Personal Finance / 24 September 2017, 12:00pm / Mike van der Westhuizen and Nishlen Govender
Bitcoin's appeal is that it operates independently of any central bank. As such, it is seen as heralding a new age of global payments. Bitcoin comprises just under half of the $100-billion cryptocurrency universe.
Blockchain, the technology behind Bitcoin, is, in our view, a far more powerful platform than Bitcoin itself. A specialist in financial technology said on question-and-answer website Quora: “Blockchain technology creates a decentralised digital public record of transactions that is secure, anonymous, tamper-proof and unchangeable.
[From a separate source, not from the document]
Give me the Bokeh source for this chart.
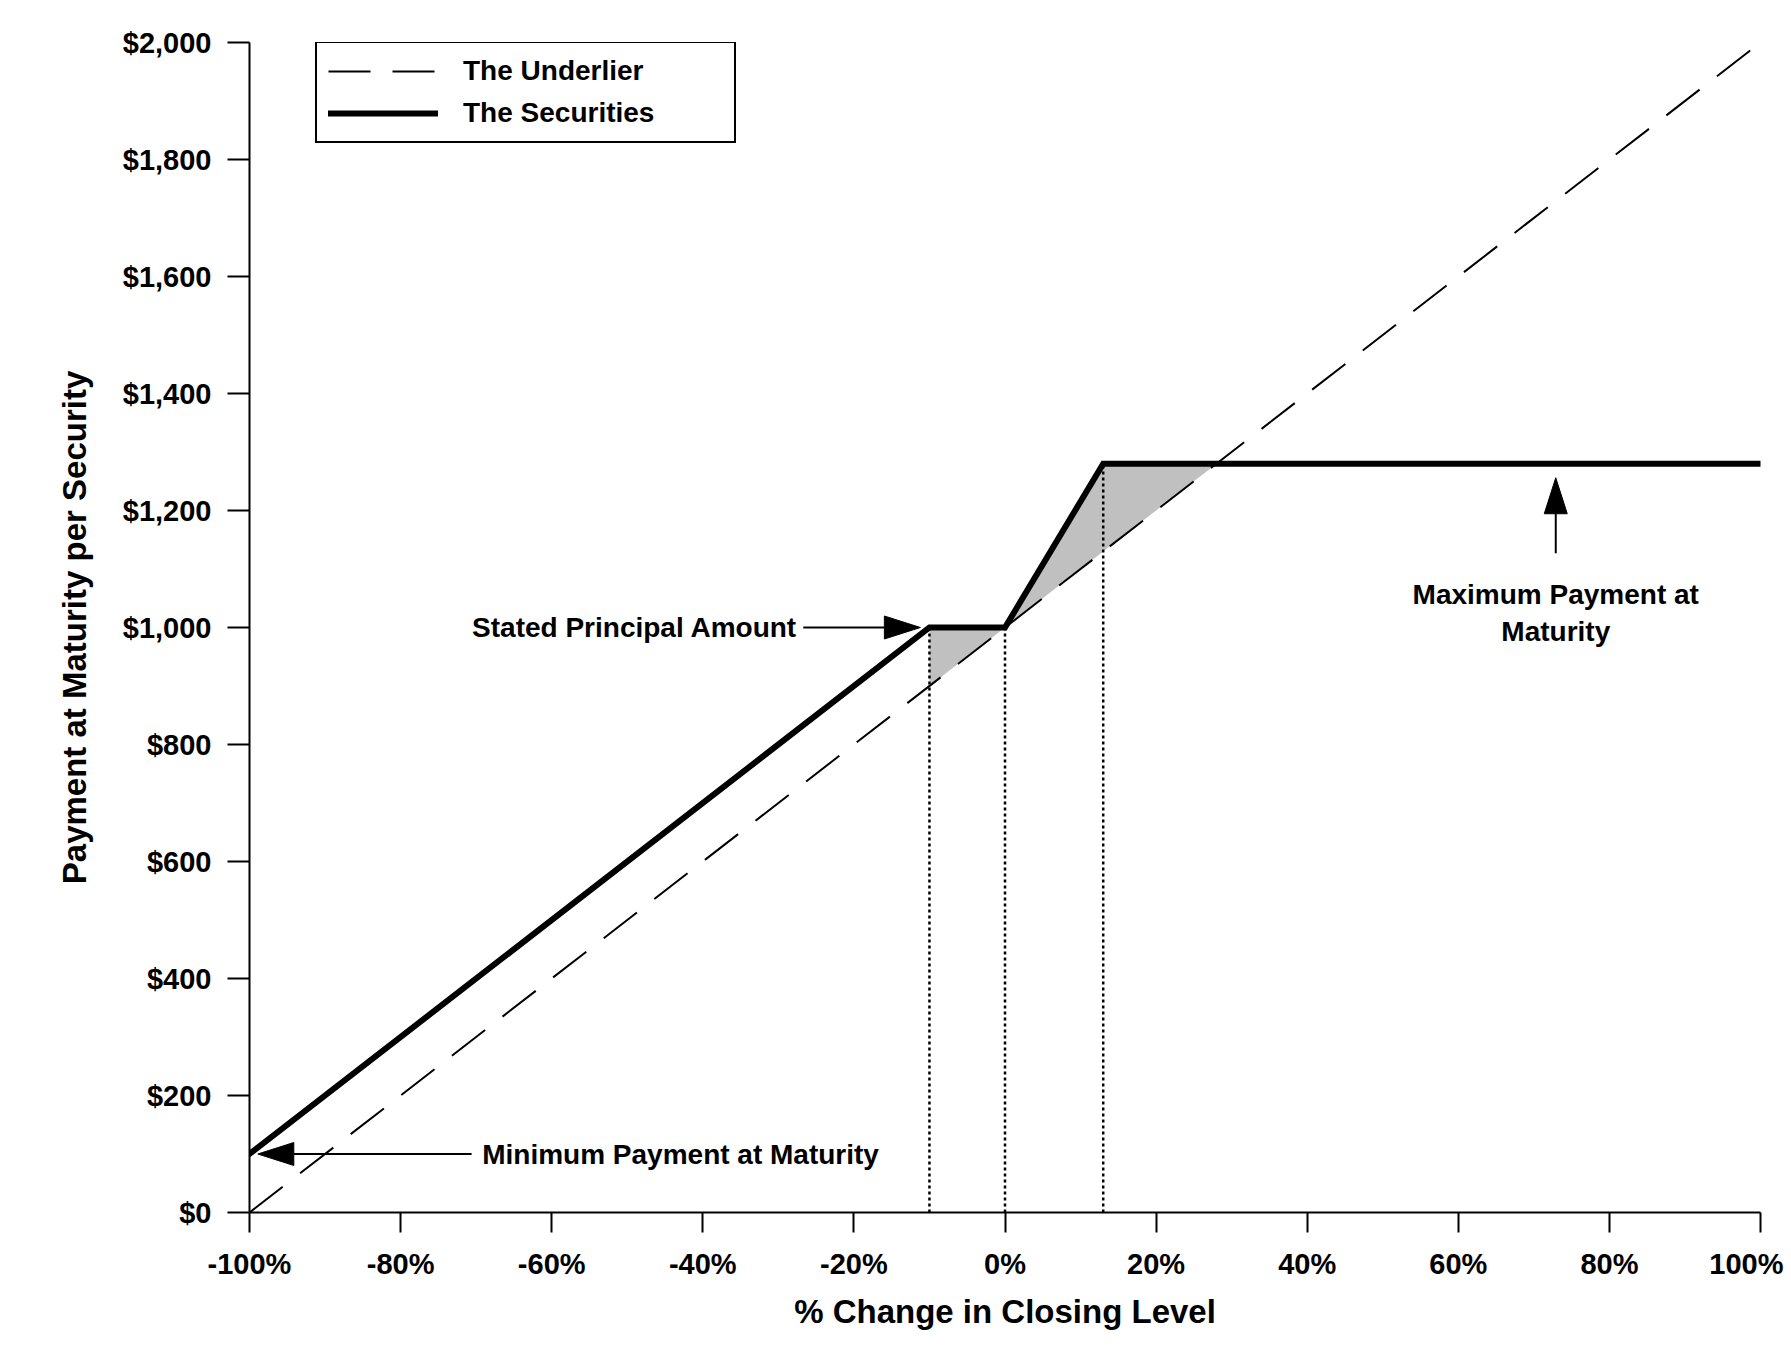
import numpy as np
from bokeh.plotting import figure
from bokeh.models import (FixedTicker, NumeralTickFormatter, PrintfTickFormatter,
                          Legend, LegendItem)
from bokeh.embed import file_html
from bokeh.resources import INLINE
from bokeh.core.properties import value

# ---------------- data ----------------
pct_ticks = [-100, -80, -60, -40, -20, 0, 20, 40, 60, 80, 100]
usd_ticks = [0, 200, 400, 600, 800, 1000, 1200, 1400, 1600, 1800, 2000]

underlier_x = [-100, 100]
underlier_y = [0, 2000]

securities_x = [-100, -10, 0, 13, 100]
securities_y = [100, 1000, 1000, 1280, 1280]

marker_x = [-10, 0, 13]          # dotted reference lines

ann_text = ["Stated Principal Amount", "Minimum Payment at Maturity",
            "Maximum Payment at\nMaturity"]
ann_text_x = [-27.5, -69.2, 72.9]
ann_text_y = [1000, 100, 1025]
ann_align = ["right", "left", "center"]
arrow_tail_x = [-26.7, -70.6, 72.9]
arrow_tail_y = [1000, 100, 1127]
arrow_tip_x = [-11.2, -98.9, 72.9]
arrow_tip_y = [1000, 100, 1256]

# ---------------- figure ----------------
FW, FH = 1511, 1170
XR, YR = (-100, 100), (0, 2000)
FONT = "Liberation Sans"

p = figure(frame_width=FW, frame_height=FH, x_range=XR, y_range=YR,
           output_backend="svg", toolbar_location=None,
           min_border_left=249, min_border_right=31,
           min_border_top=42, min_border_bottom=135)
p.xgrid.visible = False
p.ygrid.visible = False
p.outline_line_color = None
p.background_fill_color = "white"
p.border_fill_color = "white"

sx = FW / (XR[1] - XR[0])
sy = FH / (YR[1] - YR[0])

# shaded region between the securities and the underlier
cap = securities_y[-1]
x_cross = float(np.interp(cap, underlier_y, underlier_x))
left = securities_x[1]
shade_x = [x for x in securities_x if left <= x < x_cross] + [x_cross, left]
shade_y = [y for x, y in zip(securities_x, securities_y) if left <= x < x_cross] + \
          [cap, float(np.interp(left, underlier_x, underlier_y))]
p.patch(shade_x, shade_y, fill_color="#c0c0c0", line_color=None)

# dotted verticals
marker_top = [float(np.interp(x, securities_x, securities_y)) for x in marker_x]
p.segment(x0=marker_x, y0=[0] * len(marker_x), x1=marker_x, y1=marker_top,
          line_color="black", line_width=2.5, line_dash="3 3")

r_under = p.line(underlier_x, underlier_y, line_color="black", line_width=2,
                 line_dash="42 22")
r_sec = p.line(securities_x, securities_y, line_color="black", line_width=6,
               line_cap="round", line_join="miter")

# arrows
L, W = 36.0, 23.0
for tx, ty, hx, hy in zip(arrow_tail_x, arrow_tail_y, arrow_tip_x, arrow_tip_y):
    dx, dy = (hx - tx) * sx, (hy - ty) * sy
    n = np.hypot(dx, dy)
    ux, uy = dx / n, dy / n
    bx, by = hx * sx - ux * L, hy * sy - uy * L
    px, py = -uy * W / 2, ux * W / 2
    p.segment(x0=[tx], y0=[ty], x1=[bx / sx], y1=[by / sy],
              line_color="black", line_width=2)
    p.patch([hx, (bx + px) / sx, (bx - px) / sx], [hy, (by + py) / sy, (by - py) / sy],
            fill_color="black", line_color="black", line_width=1)

for t, x, y, a in zip(ann_text, ann_text_x, ann_text_y, ann_align):
    p.text(x=[x], y=[y], text=[t], text_align=a, text_baseline="middle",
           text_font=value(FONT), text_font_style="bold", text_font_size="28px",
           text_color="black", text_line_height=1.18)

# axes
for ax in (p.xaxis[0], p.yaxis[0]):
    ax.axis_line_width = 2
    ax.major_tick_line_width = 2
    ax.minor_tick_line_color = None
    ax.major_tick_in = 0
    ax.major_label_text_font = FONT
    ax.major_label_text_font_style = "bold"
    ax.major_label_text_font_size = "29px"
    ax.major_label_text_color = "black"
    ax.axis_label_text_font = FONT
    ax.axis_label_text_font_style = "bold"
    ax.axis_label_text_font_size = "33px"
    ax.axis_label_text_color = "black"

p.xaxis.ticker = FixedTicker(ticks=pct_ticks)
p.xaxis.formatter = PrintfTickFormatter(format="%d%%")
p.xaxis.major_tick_out = 20
p.xaxis.major_label_standoff = 15
p.xaxis.axis_label = "% Change in Closing Level"
p.xaxis.axis_label_standoff = 10
# last label nudged left so it stays inside the page (as in the original)
p.xaxis.major_label_overrides = {pct_ticks[-1]: "%d%%\u00a0" % pct_ticks[-1]}

p.yaxis.ticker = FixedTicker(ticks=usd_ticks)
p.yaxis.formatter = NumeralTickFormatter(format="$0,0")
p.yaxis.major_tick_out = 22
p.yaxis.major_label_standoff = 16
p.yaxis.axis_label = "Payment at Maturity per Security"
p.yaxis.axis_label_standoff = 27

legend = Legend(items=[LegendItem(label="The Underlier", renderers=[r_under]),
                       LegendItem(label="The Securities", renderers=[r_sec])],
                location=(66, FH - 101), padding=11, spacing=8,
                glyph_width=110, glyph_height=34, label_height=34,
                label_standoff=25, label_width=260,
                label_text_font=FONT, label_text_font_style="bold",
                label_text_font_size="28px", label_text_color="black",
                border_line_color="black", border_line_width=2, border_line_alpha=1.0,
                background_fill_color="white", background_fill_alpha=1.0,
                margin=0)
p.add_layout(legend)

open("out.html", "w").write(file_html(p, INLINE))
Instead of a bank or other intermediary maintaining a private database of records, blockchain technology makes all records public.”
But how should Bitcoin be valued? If we assume that Bitcoin is a currency, we would try to ascertain its long-term fair value by using various models: relative purchasing power parity, inflation differentials or interest rate differentials. But these values are impossible to ascertain for Bitcoin, because a central bank is not involved, and a defined domicile and any associated economic fundamentals are absent.
If we treat Bitcoin as a basic security, there are no fundamentals to assess it, so we are unable to reach an appropriate valuation.
If we cannot estimate value using traditional criteria, we can still assess a tradeable asset based on its supply and demand. Bitcoin participants can be broken down into two broad categories: those who use Bitcoin for trading and speculators. We know from anecdotal evidence that Bitcoin is not widely used as legal tender.
Additionally, it is extremely volatile and an unlikely means of long-term wealth preservation.
If the only way we can value Bitcoin is based on supply and demand, and if those who use Bitcoin as legal tender comprise just a small part of its demand, a large portion of the demand for Bitcoin is speculative.
With no viable way to determine the price at which Bitcoin, or any cryptocurrency, should be trading, based on usual valuation criteria, if demand were to slump, it could result in spectacular losses similar to those seen during previous bubbles (which is true even in Bitcoin’s relatively short history).
We believe the hype surrounding, and the price appreciation of, some cryptocurrencies belies any of the underlying traits that we would look for in a sound investment, and instead feeds on optimism about the future of cryptocurrencies.
We cannot say whether or not these currencies are expensive, but we believe that, without this knowledge, it is impossible for us to invest in an asset class that seems to trade purely on momentum and sentiment.
In addition, there are headwinds that could prevent Bitcoin from being rapidly and widely accepted. These include:
• Bitcoin’s transaction processing is relatively slow, handling up to seven transactions a second, whereas service providers such as Visa and Mastercard can handle thousands a second;
• Without acceptance by regulatory authorities, involvement in cryptocurrencies by large institutional players and governments will remain limited;
• It is unlikely that Bitcoin will replace money in the near to medium term, because governments have far too much to lose from this; and
• Bitcoin’s high volatility negates the definition of a currency as a store of value.
Mike van der Westhuizen is a portfolio manager and Nishlen Govender is an investment analyst at Citadel.